## [PROBLEM STATEMENT]
Return only the lines from the top of the material through the line marked by "grid_vals = [0.25, 0.5, 0.75]", unaltered.

## Start MATERIAL PROVIDED

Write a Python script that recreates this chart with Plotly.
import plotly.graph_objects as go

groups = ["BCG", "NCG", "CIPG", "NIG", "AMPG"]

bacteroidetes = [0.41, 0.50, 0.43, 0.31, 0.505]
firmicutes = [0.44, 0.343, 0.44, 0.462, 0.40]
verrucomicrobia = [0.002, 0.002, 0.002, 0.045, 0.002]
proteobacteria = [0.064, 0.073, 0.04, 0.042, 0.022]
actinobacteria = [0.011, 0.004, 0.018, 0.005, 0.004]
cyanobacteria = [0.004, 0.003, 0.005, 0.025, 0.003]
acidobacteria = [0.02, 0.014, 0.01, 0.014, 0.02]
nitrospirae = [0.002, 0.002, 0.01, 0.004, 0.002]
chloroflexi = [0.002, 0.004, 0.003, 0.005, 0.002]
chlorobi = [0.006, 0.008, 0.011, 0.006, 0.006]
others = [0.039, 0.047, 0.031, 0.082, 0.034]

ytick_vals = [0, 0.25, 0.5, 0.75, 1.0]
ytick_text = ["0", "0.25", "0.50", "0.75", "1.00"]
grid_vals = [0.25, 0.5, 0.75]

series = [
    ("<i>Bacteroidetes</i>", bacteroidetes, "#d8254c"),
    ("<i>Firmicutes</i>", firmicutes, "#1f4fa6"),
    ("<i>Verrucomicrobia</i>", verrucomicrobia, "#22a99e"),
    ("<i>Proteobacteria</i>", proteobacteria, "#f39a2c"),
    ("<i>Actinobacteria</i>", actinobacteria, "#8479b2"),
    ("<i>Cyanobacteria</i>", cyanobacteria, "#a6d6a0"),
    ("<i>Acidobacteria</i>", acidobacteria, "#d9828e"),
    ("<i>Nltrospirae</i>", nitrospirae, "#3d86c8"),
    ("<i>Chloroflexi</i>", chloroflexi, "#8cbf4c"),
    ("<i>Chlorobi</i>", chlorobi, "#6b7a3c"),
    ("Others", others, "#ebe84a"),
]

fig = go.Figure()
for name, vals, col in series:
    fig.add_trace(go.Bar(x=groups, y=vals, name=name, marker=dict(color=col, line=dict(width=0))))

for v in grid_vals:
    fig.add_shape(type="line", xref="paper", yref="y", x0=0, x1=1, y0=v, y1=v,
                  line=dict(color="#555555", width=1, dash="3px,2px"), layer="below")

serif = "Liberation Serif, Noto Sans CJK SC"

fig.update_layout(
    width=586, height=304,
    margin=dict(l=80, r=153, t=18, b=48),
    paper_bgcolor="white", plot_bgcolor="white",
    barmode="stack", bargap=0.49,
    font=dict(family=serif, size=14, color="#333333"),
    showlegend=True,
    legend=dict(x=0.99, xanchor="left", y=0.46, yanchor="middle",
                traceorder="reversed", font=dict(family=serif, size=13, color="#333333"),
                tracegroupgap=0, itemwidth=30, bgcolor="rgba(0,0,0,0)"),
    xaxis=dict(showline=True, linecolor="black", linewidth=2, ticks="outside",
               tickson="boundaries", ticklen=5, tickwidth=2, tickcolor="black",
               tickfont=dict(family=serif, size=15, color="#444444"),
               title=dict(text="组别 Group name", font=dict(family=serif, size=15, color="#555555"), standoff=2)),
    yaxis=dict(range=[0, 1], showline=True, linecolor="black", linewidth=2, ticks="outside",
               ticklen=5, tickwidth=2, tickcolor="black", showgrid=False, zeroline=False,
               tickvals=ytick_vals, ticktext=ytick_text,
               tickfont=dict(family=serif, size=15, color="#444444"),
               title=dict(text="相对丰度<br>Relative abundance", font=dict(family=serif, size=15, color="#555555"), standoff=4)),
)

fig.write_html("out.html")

## End MATERIAL PROVIDED

## [CORRECT OUTPUT]
Write a Python script that recreates this chart with Plotly.
import plotly.graph_objects as go

groups = ["BCG", "NCG", "CIPG", "NIG", "AMPG"]

bacteroidetes = [0.41, 0.50, 0.43, 0.31, 0.505]
firmicutes = [0.44, 0.343, 0.44, 0.462, 0.40]
verrucomicrobia = [0.002, 0.002, 0.002, 0.045, 0.002]
proteobacteria = [0.064, 0.073, 0.04, 0.042, 0.022]
actinobacteria = [0.011, 0.004, 0.018, 0.005, 0.004]
cyanobacteria = [0.004, 0.003, 0.005, 0.025, 0.003]
acidobacteria = [0.02, 0.014, 0.01, 0.014, 0.02]
nitrospirae = [0.002, 0.002, 0.01, 0.004, 0.002]
chloroflexi = [0.002, 0.004, 0.003, 0.005, 0.002]
chlorobi = [0.006, 0.008, 0.011, 0.006, 0.006]
others = [0.039, 0.047, 0.031, 0.082, 0.034]

ytick_vals = [0, 0.25, 0.5, 0.75, 1.0]
ytick_text = ["0", "0.25", "0.50", "0.75", "1.00"]
grid_vals = [0.25, 0.5, 0.75]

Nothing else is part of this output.